## Begin Dataset extract
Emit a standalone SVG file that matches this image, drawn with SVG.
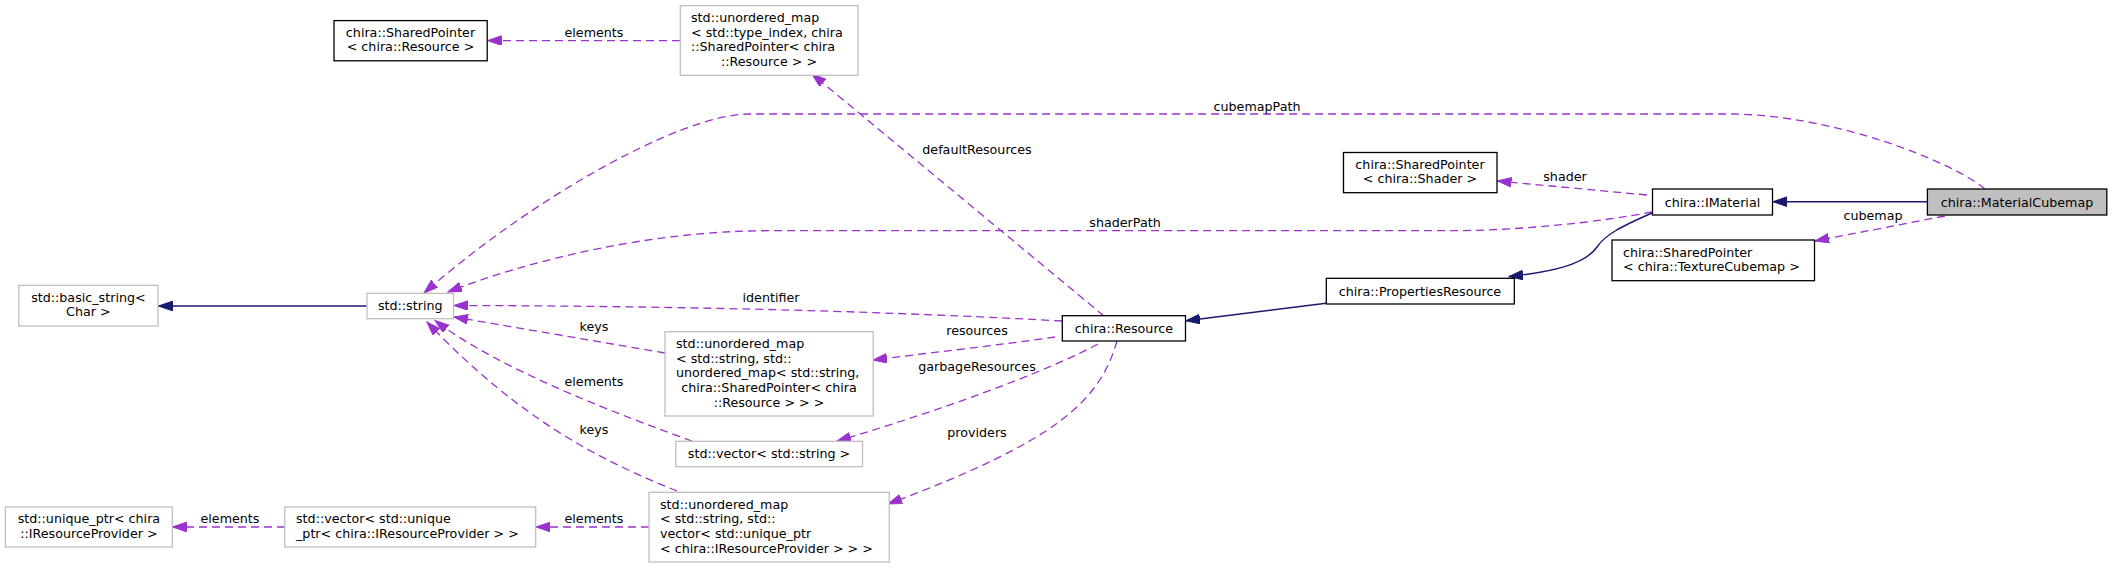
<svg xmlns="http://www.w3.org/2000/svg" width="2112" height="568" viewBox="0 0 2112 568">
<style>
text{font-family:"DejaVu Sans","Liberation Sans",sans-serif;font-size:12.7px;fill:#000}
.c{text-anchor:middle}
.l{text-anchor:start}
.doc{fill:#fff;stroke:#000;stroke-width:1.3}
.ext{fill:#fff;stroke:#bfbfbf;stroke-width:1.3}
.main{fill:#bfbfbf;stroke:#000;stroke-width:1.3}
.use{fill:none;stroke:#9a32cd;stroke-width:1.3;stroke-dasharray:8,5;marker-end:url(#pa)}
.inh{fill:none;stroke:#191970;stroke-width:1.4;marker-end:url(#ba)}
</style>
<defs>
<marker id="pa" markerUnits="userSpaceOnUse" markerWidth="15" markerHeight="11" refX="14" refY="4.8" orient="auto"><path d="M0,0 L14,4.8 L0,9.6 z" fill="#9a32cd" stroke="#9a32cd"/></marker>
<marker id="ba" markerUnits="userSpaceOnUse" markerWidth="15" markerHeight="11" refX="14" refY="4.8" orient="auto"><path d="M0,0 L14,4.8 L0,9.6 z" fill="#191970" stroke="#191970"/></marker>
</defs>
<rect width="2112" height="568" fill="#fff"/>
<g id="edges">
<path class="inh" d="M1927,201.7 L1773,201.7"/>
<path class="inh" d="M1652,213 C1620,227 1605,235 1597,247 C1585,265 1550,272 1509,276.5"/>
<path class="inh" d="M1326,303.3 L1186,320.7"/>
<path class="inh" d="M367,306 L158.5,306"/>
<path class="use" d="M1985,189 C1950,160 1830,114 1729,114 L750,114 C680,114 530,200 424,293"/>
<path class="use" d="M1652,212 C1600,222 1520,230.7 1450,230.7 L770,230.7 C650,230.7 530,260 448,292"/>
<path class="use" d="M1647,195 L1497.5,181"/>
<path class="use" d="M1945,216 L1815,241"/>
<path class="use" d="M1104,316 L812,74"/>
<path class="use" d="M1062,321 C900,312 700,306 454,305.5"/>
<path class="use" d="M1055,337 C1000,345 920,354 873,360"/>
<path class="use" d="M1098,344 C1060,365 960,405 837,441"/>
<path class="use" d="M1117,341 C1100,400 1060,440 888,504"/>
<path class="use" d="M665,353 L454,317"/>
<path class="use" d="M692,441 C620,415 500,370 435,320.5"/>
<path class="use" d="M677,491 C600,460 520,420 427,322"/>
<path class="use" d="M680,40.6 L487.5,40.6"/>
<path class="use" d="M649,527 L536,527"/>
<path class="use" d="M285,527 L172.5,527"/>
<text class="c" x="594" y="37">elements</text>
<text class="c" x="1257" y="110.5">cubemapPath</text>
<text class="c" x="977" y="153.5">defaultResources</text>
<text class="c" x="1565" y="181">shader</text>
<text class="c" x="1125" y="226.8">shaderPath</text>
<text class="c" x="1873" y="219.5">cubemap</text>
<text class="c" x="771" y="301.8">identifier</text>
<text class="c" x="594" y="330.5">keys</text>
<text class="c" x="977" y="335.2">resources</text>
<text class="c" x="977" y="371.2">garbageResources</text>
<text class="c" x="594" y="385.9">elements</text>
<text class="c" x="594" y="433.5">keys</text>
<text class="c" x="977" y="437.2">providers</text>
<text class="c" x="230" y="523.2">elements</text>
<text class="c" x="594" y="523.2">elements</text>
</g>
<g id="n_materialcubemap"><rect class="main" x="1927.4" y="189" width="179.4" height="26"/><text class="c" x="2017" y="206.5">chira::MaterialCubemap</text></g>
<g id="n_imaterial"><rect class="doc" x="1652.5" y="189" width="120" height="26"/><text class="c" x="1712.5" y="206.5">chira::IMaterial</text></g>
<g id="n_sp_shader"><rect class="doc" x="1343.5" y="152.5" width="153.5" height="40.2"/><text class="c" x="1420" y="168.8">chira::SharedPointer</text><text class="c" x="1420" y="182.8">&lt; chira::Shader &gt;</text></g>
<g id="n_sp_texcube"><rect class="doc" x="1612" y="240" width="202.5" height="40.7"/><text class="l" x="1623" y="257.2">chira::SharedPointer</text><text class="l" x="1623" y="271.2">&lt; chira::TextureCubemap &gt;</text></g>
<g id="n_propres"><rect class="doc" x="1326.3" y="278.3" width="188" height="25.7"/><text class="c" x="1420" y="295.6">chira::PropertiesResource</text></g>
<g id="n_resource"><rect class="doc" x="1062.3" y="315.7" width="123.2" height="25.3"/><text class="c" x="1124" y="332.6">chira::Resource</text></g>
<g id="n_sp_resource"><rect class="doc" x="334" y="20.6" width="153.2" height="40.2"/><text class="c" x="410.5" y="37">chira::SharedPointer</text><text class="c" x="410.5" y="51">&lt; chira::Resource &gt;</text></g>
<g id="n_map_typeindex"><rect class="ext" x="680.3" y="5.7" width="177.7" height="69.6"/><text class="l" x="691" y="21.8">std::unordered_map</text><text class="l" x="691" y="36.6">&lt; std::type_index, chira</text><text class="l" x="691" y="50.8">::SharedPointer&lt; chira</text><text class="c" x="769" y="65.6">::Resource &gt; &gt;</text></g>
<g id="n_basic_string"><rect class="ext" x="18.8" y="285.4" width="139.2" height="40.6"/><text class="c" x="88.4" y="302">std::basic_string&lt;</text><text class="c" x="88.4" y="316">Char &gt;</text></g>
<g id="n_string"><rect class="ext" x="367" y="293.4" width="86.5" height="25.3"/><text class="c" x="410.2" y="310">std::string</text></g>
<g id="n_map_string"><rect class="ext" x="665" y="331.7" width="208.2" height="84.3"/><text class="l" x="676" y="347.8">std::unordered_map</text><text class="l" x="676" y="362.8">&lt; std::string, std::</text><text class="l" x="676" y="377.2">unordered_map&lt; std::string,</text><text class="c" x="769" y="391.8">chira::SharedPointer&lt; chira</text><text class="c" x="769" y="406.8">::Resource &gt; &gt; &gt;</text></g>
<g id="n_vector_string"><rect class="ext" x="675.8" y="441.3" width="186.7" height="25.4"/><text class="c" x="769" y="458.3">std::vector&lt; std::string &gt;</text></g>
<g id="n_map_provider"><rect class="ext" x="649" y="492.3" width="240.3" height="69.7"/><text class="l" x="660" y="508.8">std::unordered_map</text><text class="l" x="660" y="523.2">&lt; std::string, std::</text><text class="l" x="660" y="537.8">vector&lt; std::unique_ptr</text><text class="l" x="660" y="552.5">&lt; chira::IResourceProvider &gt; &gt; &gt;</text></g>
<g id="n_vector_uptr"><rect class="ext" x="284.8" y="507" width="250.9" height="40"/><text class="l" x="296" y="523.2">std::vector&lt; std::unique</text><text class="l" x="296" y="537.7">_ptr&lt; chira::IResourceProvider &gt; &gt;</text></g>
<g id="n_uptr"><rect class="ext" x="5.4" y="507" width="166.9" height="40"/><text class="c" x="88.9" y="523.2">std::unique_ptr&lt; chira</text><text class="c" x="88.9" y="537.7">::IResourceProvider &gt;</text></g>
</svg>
## End Dataset extract
Written instruction: Reproduce the material above in full and without alteration, but skip all pictures.

Output for this exercise:
Emit a standalone SVG file that matches this image, drawn with SVG.
<svg xmlns="http://www.w3.org/2000/svg" width="2112" height="568" viewBox="0 0 2112 568">
<style>
text{font-family:"DejaVu Sans","Liberation Sans",sans-serif;font-size:12.7px;fill:#000}
.c{text-anchor:middle}
.l{text-anchor:start}
.doc{fill:#fff;stroke:#000;stroke-width:1.3}
.ext{fill:#fff;stroke:#bfbfbf;stroke-width:1.3}
.main{fill:#bfbfbf;stroke:#000;stroke-width:1.3}
.use{fill:none;stroke:#9a32cd;stroke-width:1.3;stroke-dasharray:8,5;marker-end:url(#pa)}
.inh{fill:none;stroke:#191970;stroke-width:1.4;marker-end:url(#ba)}
</style>
<defs>
<marker id="pa" markerUnits="userSpaceOnUse" markerWidth="15" markerHeight="11" refX="14" refY="4.8" orient="auto"><path d="M0,0 L14,4.8 L0,9.6 z" fill="#9a32cd" stroke="#9a32cd"/></marker>
<marker id="ba" markerUnits="userSpaceOnUse" markerWidth="15" markerHeight="11" refX="14" refY="4.8" orient="auto"><path d="M0,0 L14,4.8 L0,9.6 z" fill="#191970" stroke="#191970"/></marker>
</defs>
<rect width="2112" height="568" fill="#fff"/>
<g id="edges">
<path class="inh" d="M1927,201.7 L1773,201.7"/>
<path class="inh" d="M1652,213 C1620,227 1605,235 1597,247 C1585,265 1550,272 1509,276.5"/>
<path class="inh" d="M1326,303.3 L1186,320.7"/>
<path class="inh" d="M367,306 L158.5,306"/>
<path class="use" d="M1985,189 C1950,160 1830,114 1729,114 L750,114 C680,114 530,200 424,293"/>
<path class="use" d="M1652,212 C1600,222 1520,230.7 1450,230.7 L770,230.7 C650,230.7 530,260 448,292"/>
<path class="use" d="M1647,195 L1497.5,181"/>
<path class="use" d="M1945,216 L1815,241"/>
<path class="use" d="M1104,316 L812,74"/>
<path class="use" d="M1062,321 C900,312 700,306 454,305.5"/>
<path class="use" d="M1055,337 C1000,345 920,354 873,360"/>
<path class="use" d="M1098,344 C1060,365 960,405 837,441"/>
<path class="use" d="M1117,341 C1100,400 1060,440 888,504"/>
<path class="use" d="M665,353 L454,317"/>
<path class="use" d="M692,441 C620,415 500,370 435,320.5"/>
<path class="use" d="M677,491 C600,460 520,420 427,322"/>
<path class="use" d="M680,40.6 L487.5,40.6"/>
<path class="use" d="M649,527 L536,527"/>
<path class="use" d="M285,527 L172.5,527"/>
<text class="c" x="594" y="37">elements</text>
<text class="c" x="1257" y="110.5">cubemapPath</text>
<text class="c" x="977" y="153.5">defaultResources</text>
<text class="c" x="1565" y="181">shader</text>
<text class="c" x="1125" y="226.8">shaderPath</text>
<text class="c" x="1873" y="219.5">cubemap</text>
<text class="c" x="771" y="301.8">identifier</text>
<text class="c" x="594" y="330.5">keys</text>
<text class="c" x="977" y="335.2">resources</text>
<text class="c" x="977" y="371.2">garbageResources</text>
<text class="c" x="594" y="385.9">elements</text>
<text class="c" x="594" y="433.5">keys</text>
<text class="c" x="977" y="437.2">providers</text>
<text class="c" x="230" y="523.2">elements</text>
<text class="c" x="594" y="523.2">elements</text>
</g>
<g id="n_materialcubemap"><rect class="main" x="1927.4" y="189" width="179.4" height="26"/><text class="c" x="2017" y="206.5">chira::MaterialCubemap</text></g>
<g id="n_imaterial"><rect class="doc" x="1652.5" y="189" width="120" height="26"/><text class="c" x="1712.5" y="206.5">chira::IMaterial</text></g>
<g id="n_sp_shader"><rect class="doc" x="1343.5" y="152.5" width="153.5" height="40.2"/><text class="c" x="1420" y="168.8">chira::SharedPointer</text><text class="c" x="1420" y="182.8">&lt; chira::Shader &gt;</text></g>
<g id="n_sp_texcube"><rect class="doc" x="1612" y="240" width="202.5" height="40.7"/><text class="l" x="1623" y="257.2">chira::SharedPointer</text><text class="l" x="1623" y="271.2">&lt; chira::TextureCubemap &gt;</text></g>
<g id="n_propres"><rect class="doc" x="1326.3" y="278.3" width="188" height="25.7"/><text class="c" x="1420" y="295.6">chira::PropertiesResource</text></g>
<g id="n_resource"><rect class="doc" x="1062.3" y="315.7" width="123.2" height="25.3"/><text class="c" x="1124" y="332.6">chira::Resource</text></g>
<g id="n_sp_resource"><rect class="doc" x="334" y="20.6" width="153.2" height="40.2"/><text class="c" x="410.5" y="37">chira::SharedPointer</text><text class="c" x="410.5" y="51">&lt; chira::Resource &gt;</text></g>
<g id="n_map_typeindex"><rect class="ext" x="680.3" y="5.7" width="177.7" height="69.6"/><text class="l" x="691" y="21.8">std::unordered_map</text><text class="l" x="691" y="36.6">&lt; std::type_index, chira</text><text class="l" x="691" y="50.8">::SharedPointer&lt; chira</text><text class="c" x="769" y="65.6">::Resource &gt; &gt;</text></g>
<g id="n_basic_string"><rect class="ext" x="18.8" y="285.4" width="139.2" height="40.6"/><text class="c" x="88.4" y="302">std::basic_string&lt;</text><text class="c" x="88.4" y="316">Char &gt;</text></g>
<g id="n_string"><rect class="ext" x="367" y="293.4" width="86.5" height="25.3"/><text class="c" x="410.2" y="310">std::string</text></g>
<g id="n_map_string"><rect class="ext" x="665" y="331.7" width="208.2" height="84.3"/><text class="l" x="676" y="347.8">std::unordered_map</text><text class="l" x="676" y="362.8">&lt; std::string, std::</text><text class="l" x="676" y="377.2">unordered_map&lt; std::string,</text><text class="c" x="769" y="391.8">chira::SharedPointer&lt; chira</text><text class="c" x="769" y="406.8">::Resource &gt; &gt; &gt;</text></g>
<g id="n_vector_string"><rect class="ext" x="675.8" y="441.3" width="186.7" height="25.4"/><text class="c" x="769" y="458.3">std::vector&lt; std::string &gt;</text></g>
<g id="n_map_provider"><rect class="ext" x="649" y="492.3" width="240.3" height="69.7"/><text class="l" x="660" y="508.8">std::unordered_map</text><text class="l" x="660" y="523.2">&lt; std::string, std::</text><text class="l" x="660" y="537.8">vector&lt; std::unique_ptr</text><text class="l" x="660" y="552.5">&lt; chira::IResourceProvider &gt; &gt; &gt;</text></g>
<g id="n_vector_uptr"><rect class="ext" x="284.8" y="507" width="250.9" height="40"/><text class="l" x="296" y="523.2">std::vector&lt; std::unique</text><text class="l" x="296" y="537.7">_ptr&lt; chira::IResourceProvider &gt; &gt;</text></g>
<g id="n_uptr"><rect class="ext" x="5.4" y="507" width="166.9" height="40"/><text class="c" x="88.9" y="523.2">std::unique_ptr&lt; chira</text><text class="c" x="88.9" y="537.7">::IResourceProvider &gt;</text></g>
</svg>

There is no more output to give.